HT: What is the best bit of advice about writing you have ever received?
PR: Like many people who write, I kept after it because I was encouraged by teachers and friends. It’s easier—and less contentious—to encourage writing students, and it’s also important. At the same time, I am most thankful to Don Faulkner, my teacher in college who finally said “What you’re writing is very interesting—to you—but no one can tell what you’re writing about. If you want to go on writing journals, that’s fine, but if you want to write for other people, you’ll need to show them a little more consideration.” I don’t know if that’s advice, exactly, but the disdain and fury I initially felt toward him for this intervention has long ago turned to pure gratitude. Too often I tried to suggest that I was smarter than I was, and used obscurity and inscrutability as a shield. I still fight this tendency. I constantly remind myself that it’s only when we reveal everything that we can that we’re able to understand the actual limitations and mysteries. That said, I notice that whenever I say something that sounds like general advice about writing to my students, everyone frantically begins to take notes. This scares me. So I think it’s wise to be stubborn, and wary of advice, and persistent in our struggling, so we can write uniquely. Writing is difficult, a complicated pleasure. The answers are different for everyone, and the best we can do is to make new and interesting mistakes.

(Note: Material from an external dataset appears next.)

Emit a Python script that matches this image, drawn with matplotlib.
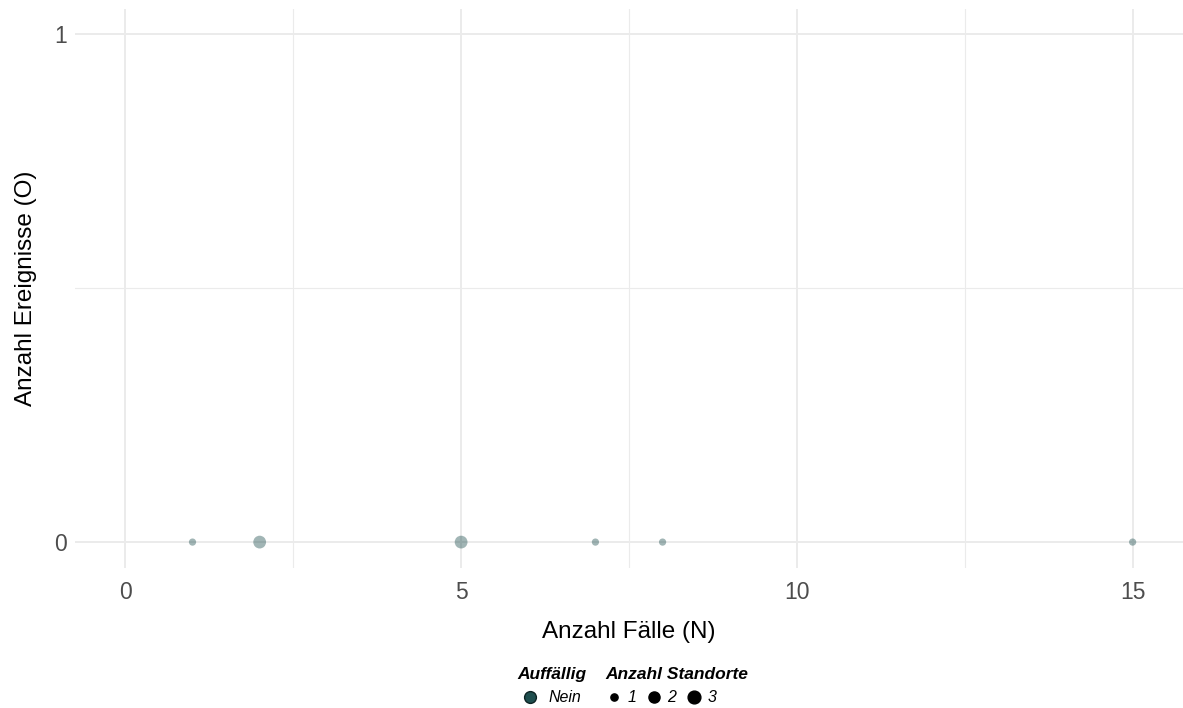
import matplotlib.pyplot as plt
from matplotlib.lines import Line2D

plt.rcParams['font.family'] = ['Liberation Sans', 'DejaVu Sans']

# data
faelle = [1, 2, 5, 7, 8, 15]
ereignisse = [0, 0, 0, 0, 0, 0]
standorte = [1, 3, 3, 1, 1, 1]
size_map = {1: 5.2, 2: 8.0, 3: 9.2}   # marker diameter in pt
pt_col = '#1f4f4f'

fig = plt.figure(figsize=(11.83, 7.08), dpi=100)
ax = fig.add_axes([75/1183, 1 - 567.5/708, 1 - 75/1183, (567.5 - 8.5)/708])

ax.scatter(faelle, ereignisse, s=[size_map[s]**2 for s in standorte],
           color=pt_col, alpha=0.42, linewidths=0, zorder=3)

ax.set_xlim(-0.75, 15.75)
ax.set_ylim(-0.05, 1.05)
ax.set_xticks([0, 5, 10, 15])
ax.set_xticks([2.5, 7.5, 12.5], minor=True)
ax.set_yticks([0, 1])
ax.set_yticks([0.5], minor=True)
ax.grid(which='major', color='#ebebeb', linewidth=1.4)
ax.grid(which='minor', color='#ebebeb', linewidth=0.8)
ax.set_axisbelow(True)
for s in ax.spines.values():
    s.set_visible(False)
ax.tick_params(which='both', length=0, labelsize=16.5, labelcolor='#4d4d4d')
ax.tick_params(axis='x', pad=10)
ax.tick_params(axis='y', pad=6)

ax.set_xlabel('Anzahl Fälle (N)', fontsize=17.5, labelpad=12)
ax.set_ylabel('Anzahl Ereignisse (O)', fontsize=17.5, labelpad=12)

# legends
h1 = [Line2D([], [], marker='o', linestyle='', markersize=8.5,
             markerfacecolor='#1f4f4f', markeredgecolor='#0d2424', markeredgewidth=1)]
leg1 = fig.legend(h1, ['Nein'], title='Auffällig', loc='upper left',
                  bbox_to_anchor=(506/1183, 1 - 656/708), frameon=False,
                  alignment='left', handletextpad=0.35, borderpad=0.2,
                  handlelength=1.6,
                  prop={'style': 'italic', 'size': 11.5},
                  title_fontproperties={'weight': 'bold', 'style': 'italic', 'size': 12.5})

h2 = [Line2D([], [], marker='o', linestyle='', markersize=size_map[k],
             color='black') for k in (1, 2, 3)]
leg2 = fig.legend(h2, ['1', '2', '3'], title='Anzahl Standorte', loc='upper left',
                  bbox_to_anchor=(594/1183, 1 - 656/708), frameon=False, ncol=3,
                  alignment='left', handletextpad=0.3, columnspacing=0.55,
                  handlelength=1.1, borderpad=0.2,
                  prop={'style': 'italic', 'size': 11.5},
                  title_fontproperties={'weight': 'bold', 'style': 'italic', 'size': 12.5})

fig.savefig('out.png', dpi=100)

HT: What are you working on now?
PR: I’ve been revising stories for my upcoming collection; this means tightening them individually, but also figuring out which stories are included. I’m hoping it will be a short collection, rather than a demonstration of how many stories I’ve written. Trying to cut down on repetitions and weak links. And I’m working on a new novel, the second in a series that take place during the summer of 2001 in Portland, Oregon (The Bewildered is the first), and some screen adaptations. Mostly, I suppose, trying to write in new ways.